Seitensprung – oh nein!

Gisela Halwachs

von Gisela Halwachs

Story

Als ich heute zufällig in einem Singleforum über das Thema Seitensprung mitlas, konnte ich nur den Kopf schütteln und klickte bald die Diskussion weg. Aber irgendwie wurmte es mich zu lesen, dass beide schuld sein sollten, wenn einer fremdgeht, dass man das schon vorher gemerkt haben muss, eventuell auch verzeihen sollte/könnte/müsste. Oh nein, das gilt nicht für mich!

Ich war mit meinem Mann über 28 Jahre verheiratet, hatte mit ihm zwei Kinder, habe ihn über alles geliebt, er war ein Teil von mir.

Kein Mensch ist perfekt – ich auch nicht, aber ich glaube nicht, dass ich solche Fehler machte, um einen Seitensprung und Betrug bzw. Vertrauensbruch zu verdienen. Und wenn etwas nicht passt, sollte man einem Partner soviel Respekt entgegenbringen, es ihm zu sagen. Dies gilt auch, wenn sich ein Partner in jemand anderen verliebt. Warum kann man sich nicht ehrlich mit dem langjährigen Partner darüber aussprechen, eine faire Lösung finden, sich mit Respekt und Würde trennen?

Muss da wirklich immer ein Betrug geschehen, bis es ans Licht kommt?

Meine jüngere Tochter war damals nicht ganz 16 und auch für sie brach eine Welt zusammen.

Mein Fehler war, dass ich nicht so jung war wie die Frau, mit der er mich betrog. Sie war noch nicht einmal auf der Welt, als wir heirateten.

Das Erste, was ich ihn fragte, als ich auf seinen Seitensprung draufkam war: „Was habe ich falsch gemacht?“

Und er antwortete: „Nichts hast du falsch gemacht, wir haben uns nur auseinandergelebt.“

Ich war entsetzt heute beim Mitlesen, als ich sah, dass immer nur die Seitenspringer in Schutz genommen wurden und nicht einmal versucht wurde, auch an das Leid der Betrogenen zu denken.

Wer wirklich liebt, der weiß, wohin er gehört! So ist es und nicht anders.

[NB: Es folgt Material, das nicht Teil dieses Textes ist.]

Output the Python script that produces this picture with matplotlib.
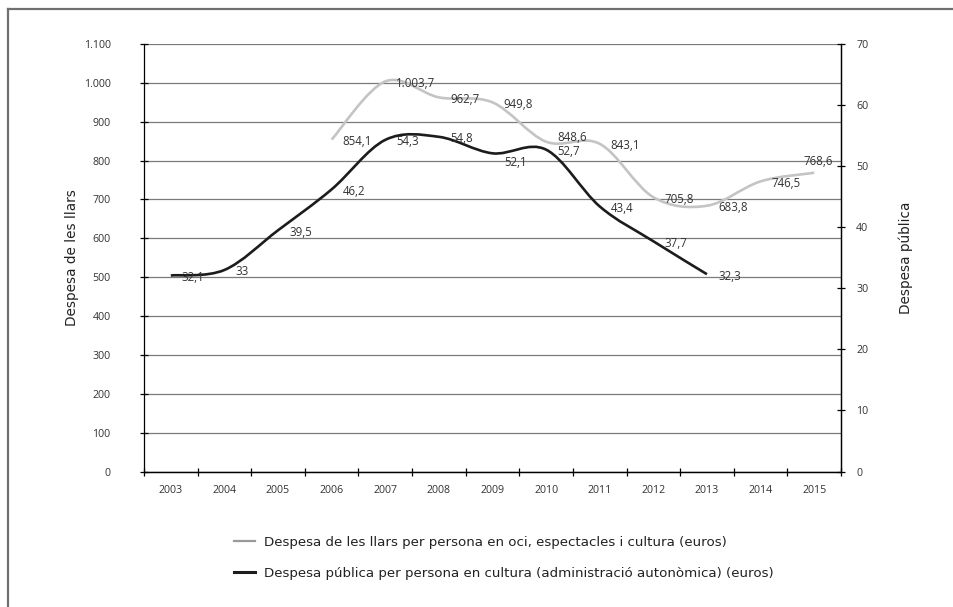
import matplotlib
matplotlib.use("Agg")
import matplotlib.pyplot as plt
from matplotlib.path import Path
from matplotlib.patches import PathPatch
from matplotlib.lines import Line2D
from matplotlib.ticker import FixedLocator, FuncFormatter

# data
years = [str(y) for y in range(2003, 2016)]
llars_years = ['2006', '2007', '2008', '2009', '2010', '2011', '2012', '2013', '2014', '2015']
llars = [854.1, 1003.7, 962.7, 949.8, 848.6, 843.1, 705.8, 683.8, 746.5, 768.6]
public_years = ['2003', '2004', '2005', '2006', '2007', '2008', '2009', '2010', '2011', '2012', '2013']
public = [32.1, 33, 39.5, 46.2, 54.3, 54.8, 52.1, 52.7, 43.4, 37.7, 32.3]

label_llars = 'Despesa de les llars per persona en oci, espectacles i cultura (euros)'
label_public = 'Despesa pública per persona en cultura (administració autonòmica) (euros)'

num_font = 'Open Sans'
txt_font = 'DejaVu Sans'


def fmt(v):
    if v == int(v):
        s = f"{int(v):,}"
    else:
        s = f"{v:,.1f}"
    return s.replace(',', '#').replace('.', ',').replace('#', '.')


def smooth_path(xs, ys):
    # excel-like smoothed line (catmull-rom as cubic bezier)
    pts = list(zip(xs, ys))
    n = len(pts)
    verts = [pts[0]]
    codes = [Path.MOVETO]
    for i in range(n - 1):
        p0 = pts[i - 1] if i > 0 else pts[i]
        p1 = pts[i]
        p2 = pts[i + 1]
        p3 = pts[i + 2] if i + 2 < n else pts[i + 1]
        c1 = (p1[0] + (p2[0] - p0[0]) / 6, p1[1] + (p2[1] - p0[1]) / 6)
        c2 = (p2[0] - (p3[0] - p1[0]) / 6, p2[1] - (p3[1] - p1[1]) / 6)
        verts += [c1, c2, p2]
        codes += [Path.CURVE4] * 3
    return Path(verts, codes)


fig = plt.figure(figsize=(9.54, 6.07), dpi=100)
ax = fig.add_axes([144 / 954, 1 - 471.5 / 607, 697 / 954, 427.5 / 607])
ax2 = ax.twinx()

xs_llars = [years.index(y) for y in llars_years]
xs_public = [years.index(y) for y in public_years]

gray = '#c4c4c4'
dark = '#1c1c1c'

ax.add_patch(PathPatch(smooth_path(xs_llars, llars), facecolor='none',
                       edgecolor=gray, lw=1.9, zorder=3, capstyle='butt'))
ax2.add_patch(PathPatch(smooth_path(xs_public, public), facecolor='none',
                        edgecolor=dark, lw=1.9, zorder=3, capstyle='butt'))

# data labels (mostly to the right of the point)
special = {('l', 9): (4, 11, 'center'), ('l', 4): (11, 4, 'left'),
           ('p', 6): (12, -9, 'left')}
for i, (x, v) in enumerate(zip(xs_llars, llars)):
    dx, dy, ha = special.get(('l', i), (11, -2, 'left'))
    ax.annotate(fmt(v), (x, v), xytext=(dx * 0.72, dy * 0.72),
                textcoords='offset points', ha=ha, va='center',
                fontsize=8.3, family=num_font, color='#333333', zorder=5)
for i, (x, v) in enumerate(zip(xs_public, public)):
    dx, dy, ha = special.get(('p', i), (11, -2, 'left'))
    ax2.annotate(fmt(v), (x, v), xytext=(dx * 0.72, dy * 0.72),
                 textcoords='offset points', ha=ha, va='center',
                 fontsize=8.3, family=num_font, color='#333333', zorder=5)

# axes
ax.set_xlim(-0.5, len(years) - 0.5)
ax.set_ylim(0, 1100)
ax2.set_ylim(0, 70)
ax.set_yticks(range(0, 1101, 100))
ax2.set_yticks(range(0, 71, 10))
ax.yaxis.set_major_formatter(FuncFormatter(lambda v, p: fmt(v)))
ax.xaxis.set_major_locator(FixedLocator([i - 0.5 for i in range(len(years) + 1)]))
ax.xaxis.set_minor_locator(FixedLocator(range(len(years))))
ax.set_xticklabels([], minor=False)
ax.set_xticklabels(years, minor=True)
ax.tick_params(axis='x', which='major', direction='inout', length=6, width=0.9)
ax.tick_params(axis='x', which='minor', length=0, pad=10)
ax.tick_params(axis='y', direction='inout', length=6, width=0.9, pad=21)
ax2.tick_params(axis='y', direction='inout', length=6, width=0.9, pad=8)
for a in (ax, ax2):
    for lab in a.get_yticklabels() + a.get_xticklabels(which='both'):
        lab.set_family(num_font)
        lab.set_fontsize(7.7)
        lab.set_color('#333333')

ax.grid(axis='y', color='#7a7a7a', lw=0.9)
ax.set_axisbelow(True)
for a in (ax, ax2):
    a.spines['top'].set_visible(False)
    for s in a.spines.values():
        s.set_linewidth(0.9)
ax2.spines['left'].set_visible(False)

ax.set_ylabel('Despesa de les llars', family=txt_font, fontsize=9.8,
              color='#222222', labelpad=3)
ax2.set_ylabel('Despesa pública', family=txt_font, fontsize=9.8,
               color='#222222', labelpad=22)

# legend
handles = [Line2D([], [], color='#9a9a9a', lw=1.6),
           Line2D([], [], color=dark, lw=2.2)]
fig.legend(handles, [label_llars, label_public], loc='center left',
           bbox_to_anchor=(222 / 954, 1 - 558 / 607), frameon=False,
           prop={'family': txt_font, 'size': 9.6}, handlelength=1.55,
           handletextpad=0.7, labelspacing=1.35, labelcolor='#222222')

# outer frame (top and left only)
fig.add_artist(Line2D([8.5 / 954, 8.5 / 954], [0, 1 - 8.5 / 607],
                      transform=fig.transFigure, color='#707070', lw=1.6))
fig.add_artist(Line2D([8.5 / 954, 1], [1 - 8.5 / 607, 1 - 8.5 / 607],
                      transform=fig.transFigure, color='#707070', lw=1.6))

fig.savefig('out.png', dpi=100)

Ich bin nicht bereit, Schuld oder Teilschuld auf mich zu nehmen, mir Vorwürfe zu machen oder machen zu lassen, nur weil mich mein Exmann betrogen hat mit einer wesentlich Jüngeren.

Er konnte es sich leisten, seine junge Geliebte zu verwöhnen, ja er hatte mehr Geld als ich, nachdem er meinen Erbteil mitkassiert hat, weil ich ihn eben aus Vertrauen und Liebe zur Hälfte an all meinem Geerbten anschreiben ließ und ihn dann auch noch stattlich dafür auszahlen durfte.

Er verdiente auch mehr als ich, denn ich hielt ihm den Rücken frei, damit er Karriere machen konnte, sorgte für die Kinder, für ihn, für den Haushalt, für die kranke Mutter, war eine Zeitlang teilbeschäftigt, verlor dadurch an Einkommen und später bei der Pension.

Ich musste sehen, wo ich bleibe – aber ich stehe auch heute dazu, dass es das einzig Richtige war, mich von ihm zu trennen, als ich von seiner Untreue erfuhr.

Es zermürbt mich. Wann werden diese Verteidiger des Seitensprungs einmal sagen, dass Seitensprung ein Fehler ist, unverzeihlich ist, eine Gemeinheit ist, ein Vertrauensbruch, mit dem man Menschen verletzt, die es nicht verdient haben?

Mein Herz findet Trost bei allen, die an die Leiden der Betrogenen denken und Seitensprung nicht entschuldigten.